Brujas, ciudad del encanto y lo oculto
Eugenia Arria
Humanista e investigadora
La lluvia nos tenía empapados. Y tenía empapada nuestra vista. Sólo veíamos pies apurados y paraguas oscilando de un lado para otro. El suelo de piedras parecía entorpecer nuestro caminar. Cada línea que las separaba formaba un río caudaloso capaz de arrasar con una comunidad entera de hormigas (y de bichos en general). Mis zapatos estaban mojados. Mis pies fríos. Sólo quería resguardarme del chapuzón. Sí, yo estaba debajo, sumergida y taponada por semejante inundación. Ya habría tiempo para ver, con los ojos bien abiertos, la ciudad. Eso pensé. Sin embargo, en el camino al hotel -supuestamente cercano y la mejor opción para cubrirnos del agua y secarnos- pude tener algunos destellos de ese lugar tan particular del que tanto me habían hablado. Vi colores y algunas formas puntiagudas. Ocres. Marrones de todas las tonalidades. Algún que otro rojizo. Más agua y puentes en forma de ‘u’ invertida. En ese momento, no podía imaginar cómo se podía estar aún más sumergido. Y seguí viendo canales de agua. Ya entendía por qué solía llamársele la “Venecia del norte”. Caminamos, ya no entre pequeños ríos que se fundaban bajo nuestros pies, sino en uno conformado por una corriente generosa de personas (entre las cuales, varios turistas como nosotros). Eso sí. Nadie me pisó, ni tropezó, ni empujó. Para mí, ya eso bastó para ser una bienvenida complaciente.

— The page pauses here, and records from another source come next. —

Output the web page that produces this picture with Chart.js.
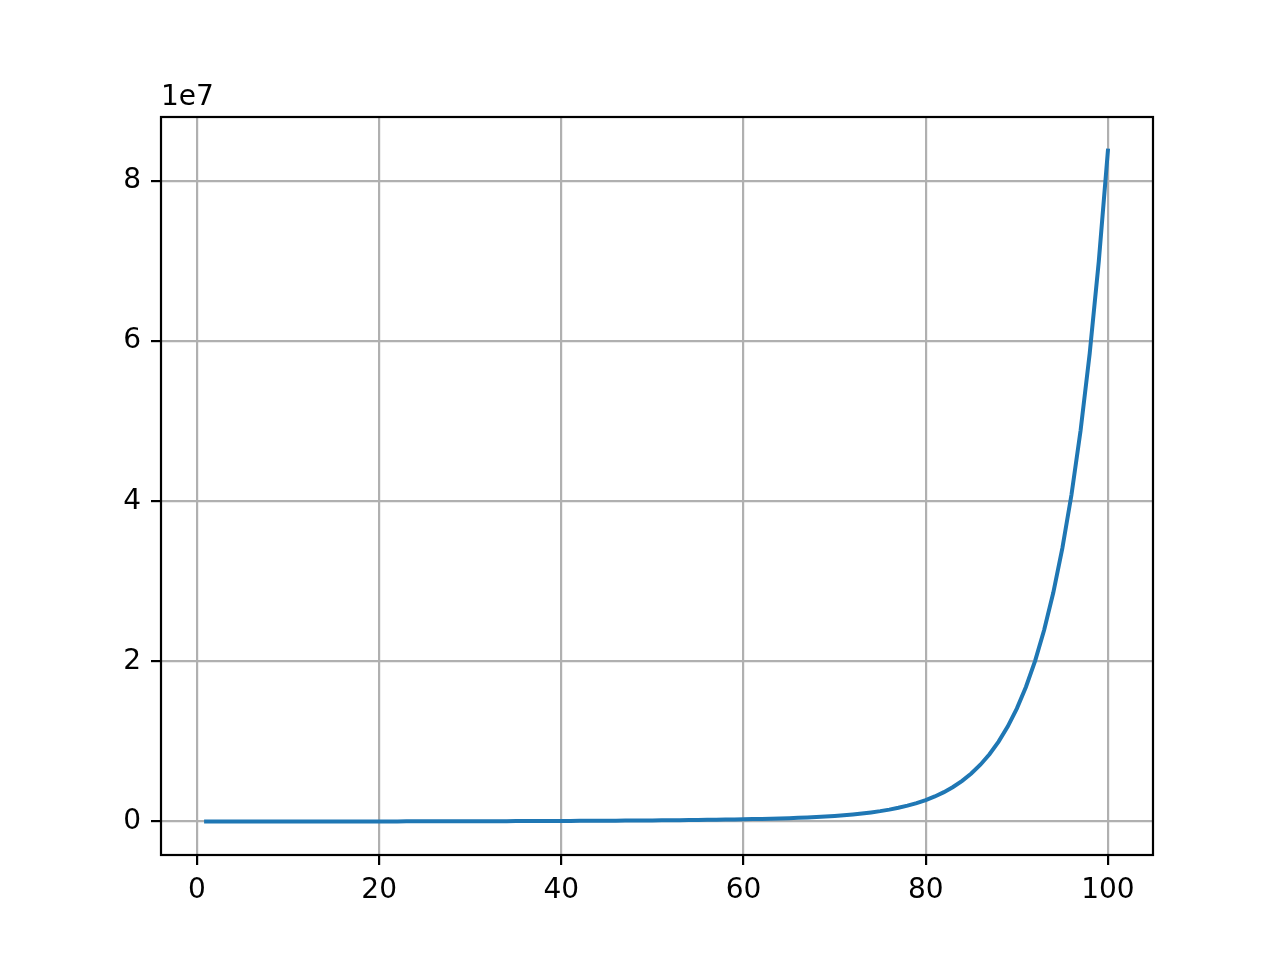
<!DOCTYPE html>
<html>
<head>
<meta charset="utf-8">
<script src="https://cdn.jsdelivr.net/npm/chart.js@4"></script>
<style>
  body { margin: 0; background: #fff; }
  canvas { display: block; }
</style>
</head>
<body>
<canvas id="myChart" width="1280" height="960"></canvas>
<script>
// x positions of the samples
const xValues = [
  1, 2, 3, 4, 5, 6, 7, 8, 9, 10,
  11, 12, 13, 14, 15, 16, 17, 18, 19, 20,
  21, 22, 23, 24, 25, 26, 27, 28, 29, 30,
  31, 32, 33, 34, 35, 36, 37, 38, 39, 40,
  41, 42, 43, 44, 45, 46, 47, 48, 49, 50,
  51, 52, 53, 54, 55, 56, 57, 58, 59, 60,
  61, 62, 63, 64, 65, 66, 67, 68, 69, 70,
  71, 72, 73, 74, 75, 76, 77, 78, 79, 80,
  81, 82, 83, 84, 85, 86, 87, 88, 89, 90,
  91, 92, 93, 94, 95, 96, 97, 98, 99, 100
];

// values
const yValues = [
  2, 9, 29, 66, 127, 219, 347, 516, 734, 1006,
  1338, 1737, 2208, 2757, 3390, 4114, 4935, 5859, 6891, 8038,
  9307, 10700, 12230, 13900, 15720, 17690, 19820, 22120, 24590, 27240,
  30080, 33110, 36350, 39800, 43470, 47370, 51500, 55890, 60540, 65470,
  70690, 76200, 82050, 88230, 94780, 101700, 109100, 116900, 125200, 134100,
  143600, 153700, 164600, 176300, 189000, 202800, 217800, 234200, 252300, 272300,
  294600, 319500, 347400, 379000, 414800, 455800, 502700, 556700, 619300, 691900,
  776600, 875700, 991900, 1129000, 1290000, 1481000, 1707000, 1975000, 2293000, 2672000,
  3124000, 3662000, 4305000, 5072000, 5990000, 7087000, 8399000, 9970000, 11850000, 14100000,
  16800000, 20040000, 23920000, 28570000, 34140000, 40820000, 48840000, 58450000, 69990000, 83820000
];

// tick values
const xTicks = [0, 20, 40, 60, 80, 100];
const yTicks = [0, 20000000, 40000000, 60000000, 80000000];
const yScaleLabel = "1e7";

Chart.defaults.font.family = "DejaVu Sans";
Chart.defaults.font.size = 28;
Chart.defaults.color = "#000";

const framePlugin = {
  id: "frame",
  afterDraw(chart) {
    const { ctx, chartArea } = chart;
    ctx.save();
    ctx.strokeStyle = "#000";
    ctx.lineWidth = 2.2;
    ctx.strokeRect(chartArea.left, chartArea.top,
      chartArea.right - chartArea.left, chartArea.bottom - chartArea.top);
    ctx.fillStyle = "#000";
    ctx.font = "28px 'DejaVu Sans'";
    ctx.textAlign = "left";
    ctx.textBaseline = "alphabetic";
    ctx.fillText(yScaleLabel, chartArea.left, chartArea.top - 12);
    ctx.restore();
  }
};

const ctx = document.getElementById("myChart").getContext("2d");
new Chart(ctx, {
  type: "line",
  data: {
    datasets: [{
      data: xValues.map((x, i) => ({ x: x, y: yValues[i] })),
      borderColor: "#1f77b4",
      borderWidth: 4,
      borderCapStyle: "square",
      pointRadius: 0,
      fill: false,
      tension: 0
    }]
  },
  options: {
    responsive: false,
    animation: false,
    devicePixelRatio: 1,
    layout: { padding: { left: 0, top: 117, right: 127, bottom: 0 } },
    plugins: { legend: { display: false }, tooltip: { enabled: false } },
    scales: {
      x: {
        type: "linear",
        min: -3.95,
        max: 104.95,
        afterFit: (scale) => { scale.height = 105; },
        afterBuildTicks: (scale) => { scale.ticks = xTicks.map(v => ({ value: v })); },
        ticks: { maxRotation: 0, autoSkip: false, padding: 9, includeBounds: false },
        grid: { color: "#b0b0b0", lineWidth: 2.2, tickLength: 10, tickColor: "#000", tickWidth: 2.2 },
        border: { display: false }
      },
      y: {
        type: "linear",
        min: -4190000,
        max: 88010000,
        afterFit: (scale) => { scale.width = 161; },
        afterBuildTicks: (scale) => { scale.ticks = yTicks.map(v => ({ value: v })); },
        ticks: {
          padding: 10,
          includeBounds: false,
          callback: (v) => String(v / 10000000)
        },
        grid: { color: "#b0b0b0", lineWidth: 2.2, tickLength: 10, tickColor: "#000", tickWidth: 2.2 },
        border: { display: false }
      }
    }
  },
  plugins: [framePlugin]
});
</script>
</body>
</html>
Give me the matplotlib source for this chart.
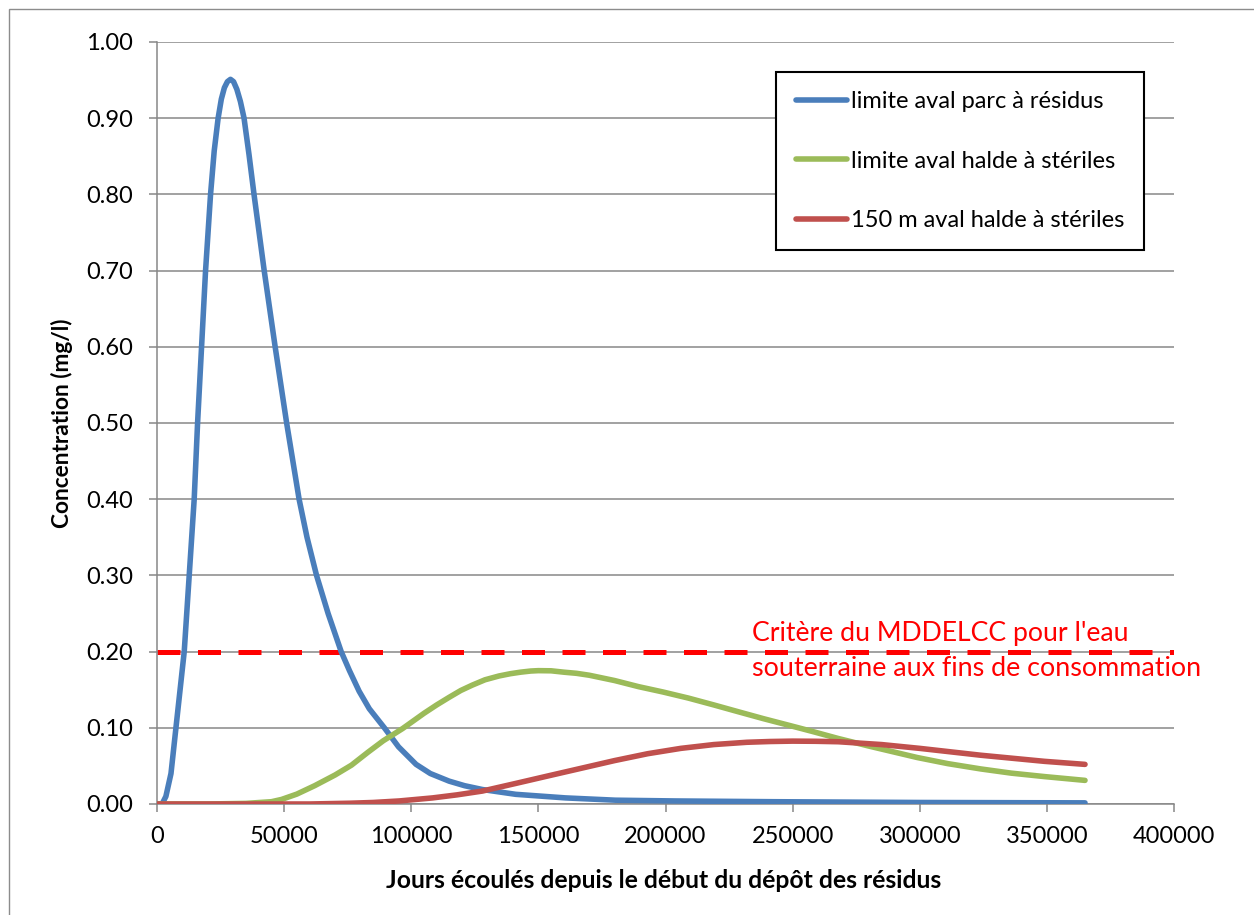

Llegamos al hotel. Amabilidad por doquier. Era bastante acogedor y, en su interior, se congelaba cierta época pasada: tenía toques, decoraciones, muebles y distribuciones de espacios propios de una familia acomodada de finales del XIX. Daba la sensación más de un hogar vintage que de un hotel. Eso creí. Así lo recuerdo. Lo decimonónico se mezclaba con la arquitectura medieval de las superficies de Brujas, que es justo la característica que la hace una de las ciudades más bellas y llamativas del norte de Europa. De hecho, esta ciudad es mucho más visitada que la misma Bruselas, la capital. Y no me sorprende. No me sorprendió una vez que la lluvia se cansó de aparecer y pude ver todo con claridad. Me sentí en un cuento o en una obra teatral ambientada en el Medioevo, ¿o quizás en un grabado?: todo detalle me vislumbraba un poco sobre el pasado de la ciudad portuaria. Todos los edificios, distribuidos entre verdor y canales, me hacían pensar en miles de historias. Eso sí, todas, absolutamente todas, de carácter misterioso y algo infantil.
Paseamos todas sus callecitas en bicicleta por horas, sus parques y sus rincones como si fuera un lugar de mentira. Es decir, como si se tratara de un setting que teníamos que aprovechar antes de que lo derrumbaran por completo. Allí estaba su encanto: en que sus edificios angostos y con cimas triangulares, sus calles de piedra, su basílica hibridada entre lo románico y lo neogótico, su iglesia de torre alta y esbelta, sus árboles que se tumban para entrelazar sus brazos con el flujo del agua, sus puentes que avisan la disposición del espacio, sus tiendas apiñadas con aroma de chocolate recién hecho y sus habitantes que intercambian miradas por sonrisas, te hacen sentir como parte de una historia que no es real. El encanto, pues, reside en la atmósfera irreal de su realidad. Pero es también misteriosa: cuando llega la noche, te da la impresión de escuchar historias entre piedras y paredes. Lo oculto reside, también, en esta ciudad. Lo ficcional y lo mitológico. Los susurros y lo no-dicho. Me quedé con las ganas de descifrarlos y corretear con ellos. No tuve tiempo, sin embargo. Estuve pocos días, pero creo que los suficientes para haber dejado mi estela en bicicleta para los futuros descifradores de historias pasadas.